When three award-winning writers like Ethan Coen, Woody Allen and Elaine May are all attached to a single project, as they are on Broadway’s upcoming Relatively Speaking, the questions certainly come fast and furious: What’s this show all about? The evening consists of one-act comedies from each writer. But the show’s new commercial sheds little light on the issue, and at a recent press event the cast—not to mention director John Turturro—was awfully tight-lipped about the subject matter.
“I can’t! What if I get fired?!” said Ari Graynor, who appears in Allen’s one-act, Honeymoon Motel, when Broadway.com went trolling for plot information. “What I can tell you is that they are three very separate, very different plays. And there’s some family stuff. And they’re all hilarious.”
Marlo Thomas, who stars in May’s piece, George Is Dead, was equally circumspect. “The only thing I can say is that I play George’s widow,” she said with a laugh. “That’s all you get!” Thomas went on to shed at least a little light on the information rationing. “We want people to really enjoy it, and some of the fun is the things that get revealed,” she explained.
Danny Hoch, who appears in the plays by Coen and Allen, seemed more willing to share. Or so we thought. “Relatively Speaking is an evening about family and its dysfunction,” he began. “In Woody Allen’s play [Honeymoon Motel], there is a wedding. I have nothing to do with the wedding,” he teased, “but I’ll tell you one thing that no one else has told you about that play: I deliver things.” OK, fine. What about Coen’s play, Talking Cure? “What I can tell you is that in Ethan Coen’s play, I’m playing someone in the medical world. Not a doctor though,” he said, all faux-earnestness. “If I tell you any more about it, because it’s an Ethan Coen play, I’d have to kill you in a very dark and funny way.”

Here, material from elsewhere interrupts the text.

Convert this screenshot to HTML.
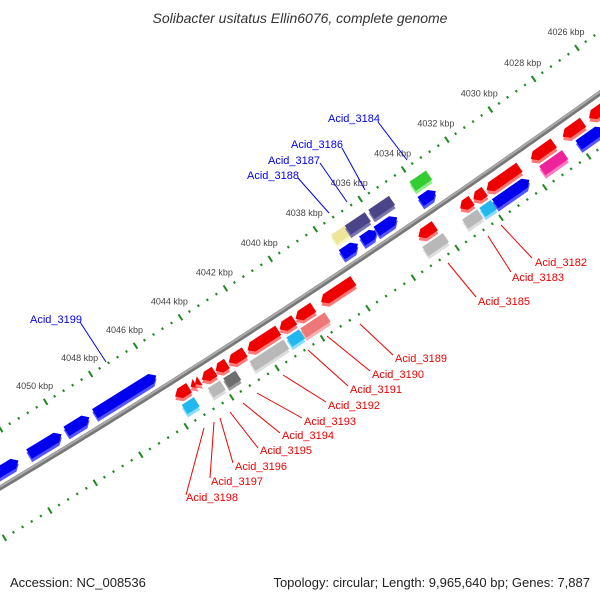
<!DOCTYPE html>
<html><head><meta charset="utf-8"><style>
html,body{margin:0;padding:0;background:#fff;}
svg{display:block;font-family:"Liberation Sans",sans-serif;}
</style></head><body>
<svg id="map" width="600" height="600" viewBox="0 0 600 600">
<text x="300" y="23" text-anchor="middle" font-size="14" font-style="italic" fill="#333">Solibacter usitatus Ellin6076, complete genome</text>
<g id="ticks"></g>
<g id="backbone"></g>
<g id="genes"></g>
<g id="labels"></g>
<text x="10" y="587" font-size="13" fill="#222">Accession: NC_008536</text>
<text x="590" y="587" font-size="13" fill="#222" text-anchor="end">Topology: circular; Length: 9,965,640 bp; Genes: 7,887</text>
</svg>
<script>
// ---- data ----
const tickLabels = [4026,4028,4030,4032,4034,4036,4038,4040,4042,4044,4046,4048,4050];
const geneCenters = [4052.59,4050.85,4049.41,4047.29,4037.35,4036.48,4035.7,4033.8,
  4037.25,4036.58,4035.5,4033.7,
  4045.45,4044.97,4044.78,4044.30,4043.72,4043.04,4041.88,4040.82,4040.05,4038.60,4034.6,4032.8,4032.2,4031.1,4029.3,4027.9,4026.7,
  4045.45,4044.30,4043.62,4041.98,4040.82,4039.95,4034.6,4032.9,4032.2,4031.1,4029.2,4027.5];
const geneLengths = [1.11,1.45,1.03,2.76,0.74,0.68,0.95,0.7,
  0.81,0.92,0.95,0.76,
  0.63,0.22,0.22,0.58,0.51,0.73,1.4,0.67,0.81,1.48,0.76,0.53,0.53,1.53,1.07,0.95,0.95,
  0.55,0.55,0.55,1.54,0.58,1.11,0.95,0.7,0.53,1.6,1.07,1.15];
const geneTracks = [1,1,1,1,1,1,1,1, 2,2,2,2,
  -1,-1,-1,-1,-1,-1,-1,-1,-1,-1,-1,-1,-1,-1,-1,-1,-1,
  -2,-2,-2,-2,-2,-2,-2,-2,-2,-2,-2,-2];
const geneKinds = ['fwd','fwd','fwd','fwd','fwd','fwd','fwd','fwd',
  'yellow','purple','purple','green',
  'rev','tri','tri','rev','rev','rev','rev','rev','rev','rev','rev','rev','rev','rev','rev','rev','rev',
  'cyan','gray','dgray','gray','cyan','salmon','gray','gray','cyan','fwd','magenta','fwd'];

// ---- geometry ----
const P0=[0,488],P1=[300,308],P2=[600,93];
function bez(t){const a=(1-t)*(1-t),b=2*(1-t)*t,c=t*t;return [a*P0[0]+b*P1[0]+c*P2[0],a*P0[1]+b*P1[1]+c*P2[1]];}
function tan(t){const dx=2*(1-t)*(P1[0]-P0[0])+2*t*(P2[0]-P1[0]);const dy=2*(1-t)*(P1[1]-P0[1])+2*t*(P2[1]-P1[1]);const l=Math.hypot(dx,dy);return [dx/l,dy/l];}
function kt(k){const cx=k<=4036?519-(k-4030)*21.8:388.2-(k-4036)*22.6;return cx/600;}
function pos(k,off){const t=kt(k),b=bez(t),d=tan(t);return {x:b[0]+off*d[1],y:b[1]-off*d[0],ang:Math.atan2(d[1],d[0])*180/Math.PI};}
const NS='http://www.w3.org/2000/svg';
function mk(tag,attrs,parent){const e=document.createElementNS(NS,tag);for(const k in attrs)e.setAttribute(k,attrs[k]);parent.appendChild(e);return e;}
const PXK=26.2;
const trackOff={1:14,2:31,'-1':-14,'-2':-30};

// backbone
const bb=document.getElementById('backbone');
let pts=[];for(let t=-0.06;t<=1.06;t+=0.01){const b=bez(t);pts.push(b[0].toFixed(1)+','+b[1].toFixed(1));}
const bl=mk('polyline',{points:pts.join(' '),fill:'none',stroke:'#777','stroke-width':5},bb);


const bl2=mk('polyline',{points:pts.join(' '),fill:'none',stroke:'#aaa','stroke-width':2,transform:'translate(-0.5,-1)'},bb);



// ticks
const tg=document.getElementById('ticks');
for(const off of [50,-45]){
  for(let k=4024;k<=4056.01;k+=0.4){
    const kk=Math.round(k*10)/10;
    const major=Math.abs(kk/2-Math.round(kk/2))<0.01;
    const p=pos(kk,off);
    if(p.x<-10||p.x>610||p.y<-10||p.y>610)continue;
    const r=mk('rect',major?{x:-1,y:-3.5,width:2,height:7,fill:'#1e8a1e'}:{x:-1,y:-1.2,width:2,height:2.4,fill:'#1e8a1e'},tg);
    r.setAttribute('transform',`translate(${p.x.toFixed(1)},${p.y.toFixed(1)}) rotate(${p.ang.toFixed(1)})`);
    
    
  }
}
tickLabels.forEach(k=>{
  const p=pos(k,50);
  const tx=mk('text',{x:(p.x-11).toFixed(1),y:(p.y-13).toFixed(1),'text-anchor':'middle','font-size':9,fill:'#444'},tg);
  tx.textContent=k+' kbp';
  
  
});

// genes
const colors={fwd:['#0000ee','#5555ff'],rev:['#ee0000','#ff7777'],tri:['#ee0000','#ff7777'],
  yellow:['#ece59a','#f8f3c8'],purple:['#4a4488','#7a75b0'],green:['#33cc33','#88ee88'],
  cyan:['#22b8ee','#88ddff'],gray:['#b8b8b8','#dddddd'],dgray:['#6e6e6e','#999'],salmon:['#ee7777','#f7b0b0'],magenta:['#ee2299','#ff77c0']};
const gg=document.getElementById('genes');
geneCenters.forEach((k,i)=>{
  const p=pos(k,trackOff[geneTracks[i]]);
  const L=geneLengths[i]*PXK,h=11,kind=geneKinds[i],c=colors[kind];
  const g=mk('g',{transform:`translate(${p.x.toFixed(1)},${p.y.toFixed(1)}) rotate(${p.ang.toFixed(1)})`},gg);
  
  
  const a=L/2,hh=h/2,hd=Math.min(6,L*0.4);
  let poly;
  if(kind==='fwd')poly=`${-a},${-hh} ${a-hd},${-hh} ${a},0 ${a-hd},${hh} ${-a},${hh}`;
  else if(kind==='rev')poly=`${a},${-hh} ${-a+hd},${-hh} ${-a},0 ${-a+hd},${hh} ${a},${hh}`;
  else if(kind==='tri')poly=`${a},${-hh} ${-a},0 ${a},${hh}`;
  else poly=`${-a},${-hh} ${a},${-hh} ${a},${hh} ${-a},${hh}`;
  mk('polygon',{points:poly,fill:c[1],transform:'translate(-1.5,3)'},g);
  mk('polygon',{points:poly,fill:c[0]},g);
});

// labels
const lg=document.getElementById('labels');
const labelNames=['Acid_3182','Acid_3183','Acid_3185','Acid_3189','Acid_3190','Acid_3191','Acid_3192','Acid_3193','Acid_3194','Acid_3195','Acid_3196','Acid_3197','Acid_3198',
  'Acid_3184','Acid_3186','Acid_3187','Acid_3188','Acid_3199'];
const labelColor=['r','r','r','r','r','r','r','r','r','r','r','r','r','b','b','b','b','b'];
const labelPos=[[535,266],[512,281],[478,305],[395,362],[372,378],[350,393],[328,409],[304,425],[282,439],[260,454],[235,470],[211,485],[186,501],
  [328,122],[291,148],[268,164],[247,179],[30,323]];
const leaderLines=[[532,258,501,225],[511,272,488,236],[476,297,448,263],[393,355,360,324],[370,371,327,336],[348,386,308,350],[326,402,283,375],[302,418,257,393],[280,433,243,403],[258,448,230,412],[233,463,220,418],[210,478,214,422],[186,495,204,428],
  [378,122,407,160],[342,148,365,190],[320,163,347,202],[298,178,329,213],[80,322,106,362]];
labelNames.forEach((n,i)=>{
  const col=labelColor[i]==='r'?'#ee0000':'#0000ee';
  const l=leaderLines[i];
  const ln=mk('line',{x1:l[0],y1:l[1],x2:l[2],y2:l[3],stroke:col,'stroke-width':1},lg);
  
  
  const t=mk('text',{x:labelPos[i][0],y:labelPos[i][1],'font-size':11,fill:col},lg);
  t.textContent=n;
  
  
});
</script>
</body></html>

First-time Broadway director Turturro offered a rehearsal-related explanation for his cast’s secretive behavior. “They don’t know what all the plays are about yet,” he said. “They’ve read them all, but that’s it. The only theme is that they are about family dynamics and dysfunction, zaniness...sexual appetite.” Consider our curiosity piqued! We’ll be staying tuned for Relatively Speaking, which begins performances on September 20 at the Brooks Atkinson Theatre.